▸ WORK TO BE COMPLETED
Your task is to repeat all of the data exactly while excluding the pictures.

▸ GIVEN INFORMATION

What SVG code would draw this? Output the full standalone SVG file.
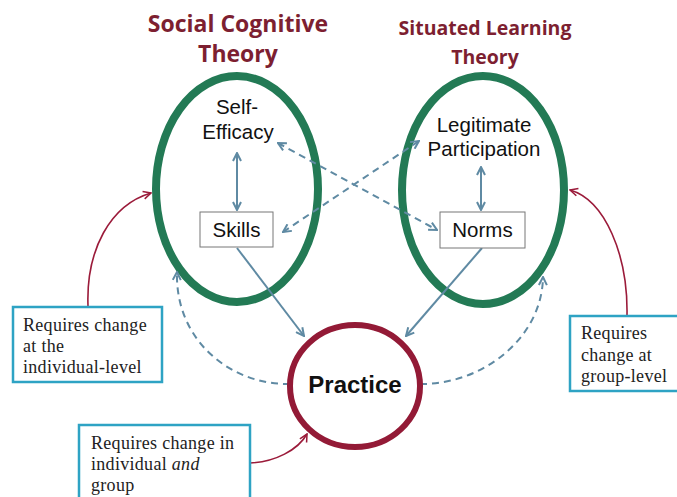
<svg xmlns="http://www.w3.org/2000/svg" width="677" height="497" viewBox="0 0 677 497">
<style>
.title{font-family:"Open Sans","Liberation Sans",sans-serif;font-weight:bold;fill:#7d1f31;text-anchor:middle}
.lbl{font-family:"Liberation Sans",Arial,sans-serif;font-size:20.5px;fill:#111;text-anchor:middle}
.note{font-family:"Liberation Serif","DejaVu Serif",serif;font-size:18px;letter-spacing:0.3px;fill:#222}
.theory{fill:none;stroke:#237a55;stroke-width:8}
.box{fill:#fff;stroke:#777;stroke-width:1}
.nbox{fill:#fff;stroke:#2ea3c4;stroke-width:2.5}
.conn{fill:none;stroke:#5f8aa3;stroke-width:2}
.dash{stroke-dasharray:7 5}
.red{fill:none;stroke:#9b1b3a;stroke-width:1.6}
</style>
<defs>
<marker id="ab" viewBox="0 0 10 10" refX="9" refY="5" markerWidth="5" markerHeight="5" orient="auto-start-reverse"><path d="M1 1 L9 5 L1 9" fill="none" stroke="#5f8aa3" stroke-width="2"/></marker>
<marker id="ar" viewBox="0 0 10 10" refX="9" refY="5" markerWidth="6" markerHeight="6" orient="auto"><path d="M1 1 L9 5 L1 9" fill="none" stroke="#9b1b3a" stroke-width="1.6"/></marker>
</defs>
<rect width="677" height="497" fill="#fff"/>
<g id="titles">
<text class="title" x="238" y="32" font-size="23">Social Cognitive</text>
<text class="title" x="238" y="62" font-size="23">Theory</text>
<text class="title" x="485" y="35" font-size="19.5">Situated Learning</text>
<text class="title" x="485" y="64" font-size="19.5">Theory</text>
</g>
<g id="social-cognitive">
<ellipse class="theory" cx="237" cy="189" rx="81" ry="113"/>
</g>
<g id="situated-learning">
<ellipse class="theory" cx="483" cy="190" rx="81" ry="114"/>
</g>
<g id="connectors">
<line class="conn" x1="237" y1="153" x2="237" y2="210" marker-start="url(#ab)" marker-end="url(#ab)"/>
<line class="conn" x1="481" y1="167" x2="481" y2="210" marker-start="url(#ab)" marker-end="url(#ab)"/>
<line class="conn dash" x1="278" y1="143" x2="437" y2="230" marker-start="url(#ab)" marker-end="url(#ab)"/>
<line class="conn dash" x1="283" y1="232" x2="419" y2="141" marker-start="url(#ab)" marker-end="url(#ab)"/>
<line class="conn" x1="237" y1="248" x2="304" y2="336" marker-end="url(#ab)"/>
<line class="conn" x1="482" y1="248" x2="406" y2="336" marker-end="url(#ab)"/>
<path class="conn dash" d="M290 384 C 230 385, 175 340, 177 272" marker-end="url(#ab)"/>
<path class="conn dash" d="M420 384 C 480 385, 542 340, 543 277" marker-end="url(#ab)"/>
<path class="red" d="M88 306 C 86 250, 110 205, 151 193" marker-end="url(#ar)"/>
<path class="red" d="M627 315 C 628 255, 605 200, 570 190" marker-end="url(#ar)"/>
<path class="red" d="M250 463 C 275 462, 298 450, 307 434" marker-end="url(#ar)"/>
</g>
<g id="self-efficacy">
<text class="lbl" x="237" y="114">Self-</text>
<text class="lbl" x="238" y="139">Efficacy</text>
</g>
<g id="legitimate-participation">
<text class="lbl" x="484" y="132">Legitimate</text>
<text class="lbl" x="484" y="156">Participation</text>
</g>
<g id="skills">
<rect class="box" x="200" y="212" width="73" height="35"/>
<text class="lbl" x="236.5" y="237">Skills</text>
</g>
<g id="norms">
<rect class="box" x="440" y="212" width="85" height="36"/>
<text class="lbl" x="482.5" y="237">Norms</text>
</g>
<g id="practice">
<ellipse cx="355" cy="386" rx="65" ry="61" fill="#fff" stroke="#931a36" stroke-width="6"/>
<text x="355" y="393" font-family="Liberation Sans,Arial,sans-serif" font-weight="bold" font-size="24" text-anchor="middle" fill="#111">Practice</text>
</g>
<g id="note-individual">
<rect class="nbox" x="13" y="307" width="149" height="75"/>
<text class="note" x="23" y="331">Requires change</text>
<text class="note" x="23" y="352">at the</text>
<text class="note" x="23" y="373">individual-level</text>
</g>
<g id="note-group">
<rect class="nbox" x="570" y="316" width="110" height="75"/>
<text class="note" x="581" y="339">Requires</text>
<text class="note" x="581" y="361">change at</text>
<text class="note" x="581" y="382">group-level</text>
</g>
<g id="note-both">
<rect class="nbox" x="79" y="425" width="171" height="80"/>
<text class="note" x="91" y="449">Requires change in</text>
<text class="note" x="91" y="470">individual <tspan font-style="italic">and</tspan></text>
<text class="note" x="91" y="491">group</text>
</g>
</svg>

▸ WORKED SOLUTION
What SVG code would draw this? Output the full standalone SVG file.
<svg xmlns="http://www.w3.org/2000/svg" width="677" height="497" viewBox="0 0 677 497">
<style>
.title{font-family:"Open Sans","Liberation Sans",sans-serif;font-weight:bold;fill:#7d1f31;text-anchor:middle}
.lbl{font-family:"Liberation Sans",Arial,sans-serif;font-size:20.5px;fill:#111;text-anchor:middle}
.note{font-family:"Liberation Serif","DejaVu Serif",serif;font-size:18px;letter-spacing:0.3px;fill:#222}
.theory{fill:none;stroke:#237a55;stroke-width:8}
.box{fill:#fff;stroke:#777;stroke-width:1}
.nbox{fill:#fff;stroke:#2ea3c4;stroke-width:2.5}
.conn{fill:none;stroke:#5f8aa3;stroke-width:2}
.dash{stroke-dasharray:7 5}
.red{fill:none;stroke:#9b1b3a;stroke-width:1.6}
</style>
<defs>
<marker id="ab" viewBox="0 0 10 10" refX="9" refY="5" markerWidth="5" markerHeight="5" orient="auto-start-reverse"><path d="M1 1 L9 5 L1 9" fill="none" stroke="#5f8aa3" stroke-width="2"/></marker>
<marker id="ar" viewBox="0 0 10 10" refX="9" refY="5" markerWidth="6" markerHeight="6" orient="auto"><path d="M1 1 L9 5 L1 9" fill="none" stroke="#9b1b3a" stroke-width="1.6"/></marker>
</defs>
<rect width="677" height="497" fill="#fff"/>
<g id="titles">
<text class="title" x="238" y="32" font-size="23">Social Cognitive</text>
<text class="title" x="238" y="62" font-size="23">Theory</text>
<text class="title" x="485" y="35" font-size="19.5">Situated Learning</text>
<text class="title" x="485" y="64" font-size="19.5">Theory</text>
</g>
<g id="social-cognitive">
<ellipse class="theory" cx="237" cy="189" rx="81" ry="113"/>
</g>
<g id="situated-learning">
<ellipse class="theory" cx="483" cy="190" rx="81" ry="114"/>
</g>
<g id="connectors">
<line class="conn" x1="237" y1="153" x2="237" y2="210" marker-start="url(#ab)" marker-end="url(#ab)"/>
<line class="conn" x1="481" y1="167" x2="481" y2="210" marker-start="url(#ab)" marker-end="url(#ab)"/>
<line class="conn dash" x1="278" y1="143" x2="437" y2="230" marker-start="url(#ab)" marker-end="url(#ab)"/>
<line class="conn dash" x1="283" y1="232" x2="419" y2="141" marker-start="url(#ab)" marker-end="url(#ab)"/>
<line class="conn" x1="237" y1="248" x2="304" y2="336" marker-end="url(#ab)"/>
<line class="conn" x1="482" y1="248" x2="406" y2="336" marker-end="url(#ab)"/>
<path class="conn dash" d="M290 384 C 230 385, 175 340, 177 272" marker-end="url(#ab)"/>
<path class="conn dash" d="M420 384 C 480 385, 542 340, 543 277" marker-end="url(#ab)"/>
<path class="red" d="M88 306 C 86 250, 110 205, 151 193" marker-end="url(#ar)"/>
<path class="red" d="M627 315 C 628 255, 605 200, 570 190" marker-end="url(#ar)"/>
<path class="red" d="M250 463 C 275 462, 298 450, 307 434" marker-end="url(#ar)"/>
</g>
<g id="self-efficacy">
<text class="lbl" x="237" y="114">Self-</text>
<text class="lbl" x="238" y="139">Efficacy</text>
</g>
<g id="legitimate-participation">
<text class="lbl" x="484" y="132">Legitimate</text>
<text class="lbl" x="484" y="156">Participation</text>
</g>
<g id="skills">
<rect class="box" x="200" y="212" width="73" height="35"/>
<text class="lbl" x="236.5" y="237">Skills</text>
</g>
<g id="norms">
<rect class="box" x="440" y="212" width="85" height="36"/>
<text class="lbl" x="482.5" y="237">Norms</text>
</g>
<g id="practice">
<ellipse cx="355" cy="386" rx="65" ry="61" fill="#fff" stroke="#931a36" stroke-width="6"/>
<text x="355" y="393" font-family="Liberation Sans,Arial,sans-serif" font-weight="bold" font-size="24" text-anchor="middle" fill="#111">Practice</text>
</g>
<g id="note-individual">
<rect class="nbox" x="13" y="307" width="149" height="75"/>
<text class="note" x="23" y="331">Requires change</text>
<text class="note" x="23" y="352">at the</text>
<text class="note" x="23" y="373">individual-level</text>
</g>
<g id="note-group">
<rect class="nbox" x="570" y="316" width="110" height="75"/>
<text class="note" x="581" y="339">Requires</text>
<text class="note" x="581" y="361">change at</text>
<text class="note" x="581" y="382">group-level</text>
</g>
<g id="note-both">
<rect class="nbox" x="79" y="425" width="171" height="80"/>
<text class="note" x="91" y="449">Requires change in</text>
<text class="note" x="91" y="470">individual <tspan font-style="italic">and</tspan></text>
<text class="note" x="91" y="491">group</text>
</g>
</svg>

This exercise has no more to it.